◇ののちゃん うー、寒い。使い捨てカイロがあって良かったよ。
◆藤原先生 袋から出すとすぐに温かくなるから便利よね。
◇ののちゃん 何で、あったかくなるのかな?
◆先生 布のような肌触りの内袋の中には、鉄の粉がたくさん入っているの。外袋は空気を通さないけれど、内袋には針で開けるよりも小さな穴がいっぱい開いているから、外袋を破ってカイロを出すと空気が急に内袋の中に入って、空気と反応して鉄が変化するのよ。
◇ののちゃん どうなるの?
◆先生 空気の中の酸素と鉄がくっついて、さびるのよ。ものが燃えるというのは、物質と酸素がくっつくことなのね。それと同じ変化なので、熱が出るというわけ。
◇ののちゃん 公園の鉄棒はさびてるけど熱くないよ。
◆先生 鉄棒のさびは表面だけでゆっくり進むので、熱が逃げてすぐに冷めちゃう。でもカイロの鉄は細かい粉だから、あちこちで同時に鉄がさびるので熱が逃げるひまがないの。今のカイロは活性炭という炭や塩水を含んだ木の粉を鉄に混ぜて、さびるスピードを速くしたり、さびずに残る鉄が出ないように工夫しているのよ。

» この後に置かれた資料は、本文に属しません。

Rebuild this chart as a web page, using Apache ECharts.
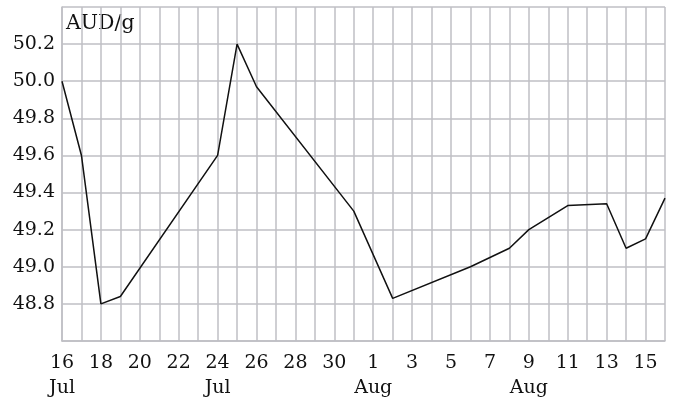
<!DOCTYPE html>
<html>
<head>
<meta charset="utf-8">
<script src="https://cdn.jsdelivr.net/npm/echarts@6/dist/echarts.min.js"></script>
<style>
  html, body { margin: 0; padding: 0; background: #fff; }
  #chart { width: 678px; height: 401px; }
</style>
</head>
<body>
<div id="chart"></div>
<script>
// days from 16 Jul to 16 Aug
var dayNums = [16, 17, 18, 19, 20, 21, 22, 23, 24, 25, 26, 27, 28, 29, 30, 31,
  1, 2, 3, 4, 5, 6, 7, 8, 9, 10, 11, 12, 13, 14, 15, 16]
// month name shown under some labels
var monthLabels = { 0: 'Jul', 8: 'Jul', 16: 'Aug', 24: 'Aug' }
// AUD per gram, null = no quote that day
var prices = [50.0, 49.6, 48.8, 48.84, null, null, null, null, 49.6, 50.2, 49.97, null, null, null, null, 49.3,
  null, 48.83, null, null, null, 49.0, null, 49.1, 49.2, null, 49.33, null, 49.34, 49.1, 49.15, 49.37]

var categories = dayNums.map(function (d, i) {
  return monthLabels[i] ? d + '\n' + monthLabels[i] : String(d)
})

var font = 'DejaVu Serif'
var gridColor = '#bfbfc4'
var myChart = echarts.init(document.getElementById('chart'))
var option = {
  animation: false,
  grid: { left: 62, right: 13, top: 7, bottom: 54 },
  graphic: [{
    type: 'text',
    left: 66,
    top: 13,
    style: { text: 'AUD/g', font: '20.5px "' + font + '"', fill: '#111' }
  }],
  xAxis: {
    type: 'category',
    data: categories,
    boundaryGap: false,
    axisLine: { show: true, lineStyle: { color: gridColor, width: 1.5 } },
    axisTick: { show: false },
    axisLabel: {
      interval: 1,
      margin: 10,
      fontFamily: font,
      fontSize: 19,
      lineHeight: 25,
      color: '#111',
      verticalAlign: 'top'
    },
    splitLine: { show: true, interval: 0, lineStyle: { color: gridColor, width: 1.5 } }
  },
  yAxis: {
    type: 'value',
    min: 48.6,
    max: 50.4,
    interval: 0.2,
    axisLine: { show: true, lineStyle: { color: gridColor, width: 1.5 } },
    axisTick: { show: false },
    axisLabel: {
      margin: 7,
      fontFamily: font,
      fontSize: 19,
      color: '#111',
      formatter: function (v) {
        if (v < 48.7 || v > 50.3) return ''
        return v.toFixed(1)
      }
    },
    splitLine: { lineStyle: { color: gridColor, width: 1.5 } }
  },
  series: [{
    type: 'line',
    data: prices,
    connectNulls: true,
    showSymbol: false,
    lineStyle: { color: '#111', width: 1.5 }
  }]
}
myChart.setOption(option)
</script>
</body>
</html>
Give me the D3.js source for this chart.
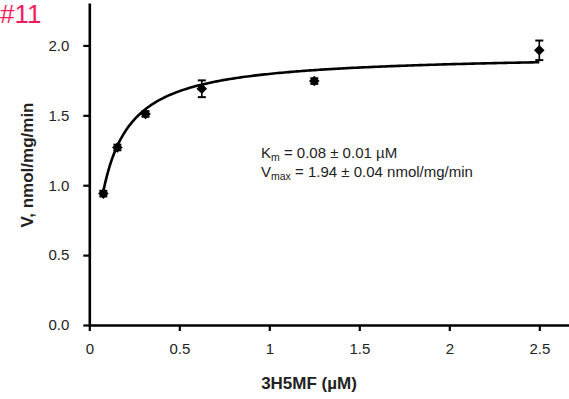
<!DOCTYPE html>
<html><head><meta charset="utf-8">
<script src="https://cdn.jsdelivr.net/npm/d3@7"></script>
<style>
html,body{margin:0;padding:0;background:#fff;}
svg{display:block;}
text{font-family:"Liberation Sans",Arial,sans-serif;}
</style></head>
<body>
<svg id="chart" width="569" height="399"></svg>
<script>
// data
const concentrations = [0.078, 0.156, 0.3125, 0.625, 1.25, 2.5];
const rates = [0.94, 1.27, 1.51, 1.69, 1.745, 1.965];
const errors = [0.02, 0.02, 0.02, 0.06, 0.02, 0.07];
const xTicks = [0, 0.5, 1, 1.5, 2, 2.5];
const yTicks = [0, 0.5, 1.0, 1.5, 2.0];
const fitKm = 0.08;
const fitVmax = 1.94;
const panelLabel = "#11";
const xTitle = "3H5MF (\u00B5M)";
const yTitle = "V, nmol/mg/min";

const svg = d3.select("#chart");
const x = d3.scaleLinear().domain([0, 2.7]).range([89.3, 89.3 + 180 * 2.7]);
const y = d3.scaleLinear().domain([0, 2.3]).range([325, 3.5]);

// fit curve (Michaelis-Menten with the stated parameters)
const curveX = d3.range(0, 201).map(i => concentrations[0] + (concentrations[concentrations.length-1] - concentrations[0]) * i / 200);
const line = d3.line().x(d => x(d)).y(d => y(fitVmax * d / (fitKm + d))).curve(d3.curveLinear);
svg.append("path").attr("d", line(curveX)).attr("fill", "none").attr("stroke", "#000").attr("stroke-width", 2.6);

// error bars
const eb = svg.append("g").attr("stroke", "#000").attr("stroke-width", 1.6);
concentrations.forEach((c, i) => {
  const cx = x(c), top = y(rates[i] + errors[i]), bot = y(rates[i] - errors[i]);
  eb.append("line").attr("x1", cx).attr("x2", cx).attr("y1", top).attr("y2", bot);
  eb.append("line").attr("x1", cx - 4).attr("x2", cx + 4).attr("y1", top).attr("y2", top).attr("stroke-width", 2);
  eb.append("line").attr("x1", cx - 4).attr("x2", cx + 4).attr("y1", bot).attr("y2", bot).attr("stroke-width", 2);
});

// markers
const sym = d3.symbol().type(d3.symbolSquare).size(56);
svg.append("g").selectAll("path").data(concentrations).join("path")
  .attr("d", sym)
  .attr("transform", (d, i) => `translate(${x(d)},${y(rates[i])}) rotate(45)`)
  .attr("fill", "#000");

// axes
const xAxis = d3.axisBottom(x).tickValues(xTicks).tickFormat(d3.format("")).tickSize(6).tickSizeOuter(0).tickPadding(12);
const gx = svg.append("g").attr("transform", `translate(0,${y(0)})`).call(xAxis);
const yAxis = d3.axisLeft(y).tickValues(yTicks).tickFormat(d3.format(".1f")).tickSize(6).tickSizeOuter(0).tickPadding(14);
const gy = svg.append("g").attr("transform", `translate(${x(0)},0)`).call(yAxis);
[gx, gy].forEach(g => {
  g.select(".domain").attr("stroke", "#000").attr("stroke-width", 2.6);
  g.selectAll(".tick line").attr("stroke", "#000").attr("stroke-width", 2.2);
  g.selectAll(".tick text").attr("fill", "#222").attr("font-size", 15).attr("font-family", "'Liberation Sans',Arial,sans-serif");
});
gx.select(".domain").attr("d", `M${x(0)},0.5H${x(2.7)}`);
gy.select(".domain").attr("d", `M0.5,${y(0)}V${y(2.3)}`);

// titles
svg.append("text").attr("x", 309).attr("y", 389).attr("text-anchor", "middle")
  .attr("font-size", 17).attr("font-weight", "bold").attr("fill", "#222").text(xTitle);
svg.append("text").attr("transform", `translate(33,165) rotate(-90)`).attr("text-anchor", "middle")
  .attr("font-size", 17).attr("font-weight", "bold").attr("fill", "#222").text(yTitle);

// panel label
svg.append("text").attr("x", 0).attr("y", 23).attr("font-size", 26).attr("fill", "#ee1c5c").text(panelLabel);

// annotation
const ann = svg.append("g").attr("font-size", 15).attr("fill", "#222");
const t1 = ann.append("text").attr("x", 261).attr("y", 158);
t1.append("tspan").text("K");
t1.append("tspan").attr("font-size", 10.5).attr("dy", 3).text("m");
t1.append("tspan").attr("dy", -3).text(" = 0.08 \u00B1 0.01 \u00B5M");
const t2 = ann.append("text").attr("x", 261).attr("y", 177);
t2.append("tspan").text("V");
t2.append("tspan").attr("font-size", 10.5).attr("dy", 3).text("max");
t2.append("tspan").attr("dy", -3).text(" = 1.94 \u00B1 0.04 nmol/mg/min");
</script>
</body></html>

◇ののちゃん 海の近くにとめてある車は潮風のせいでさびやすいって聞いたことがある。塩水をまぜることで、さびやすくなるんだね。
◆先生 そうよ。もう一つの活性炭は、ヤシの実などを数百度で焼いた、小さな穴がたくさん開いた炭のこと。空気をどんどん吸い寄せる力があって、鉄のそばにいつも新しい空気を送り込むので、反応が長く続くの。小指の先ほどの活性炭が、ジュース缶と同じくらいの量の空気を吸い寄せるらしいわ。
◇ののちゃん ふうん。内袋を破って中身を見たいなあ。
◆先生 一人でそんなことをしてはだめよ。新品の鉄粉と活性炭などを袋の外に出して混ぜると、さらに多くの空気が入ってきて反応が一気に進んじゃう。温度は100度近くにもなるんだって。
◇ののちゃん それじゃ、やけどしちゃうね。
◆先生 そうよ。カイロの温度は40〜50度に保たなければ危険だわ。だからちょうど良い量の空気だけを通すように、内袋の穴の大きさや数を工夫しているのよ。それでも、長い間、肌に直接触れたままにしておくとやけどすることがあるから、下着の上につけたりハンカチに包んだりして使う方がいいわ。
(取材協力=ロッテ電子工業、小田廣和・関西大教授、構成=長野剛)
◇調べてみよう
(1)使い捨てカイロのほかにも、体を温めるための道具や工夫はいろいろあるよ。調べてみよう。
(2)活性炭には空気を吸い寄せるだけでなく、水に溶けたものをより分ける力もあるよ。家の中でどう使われているか探してみよう。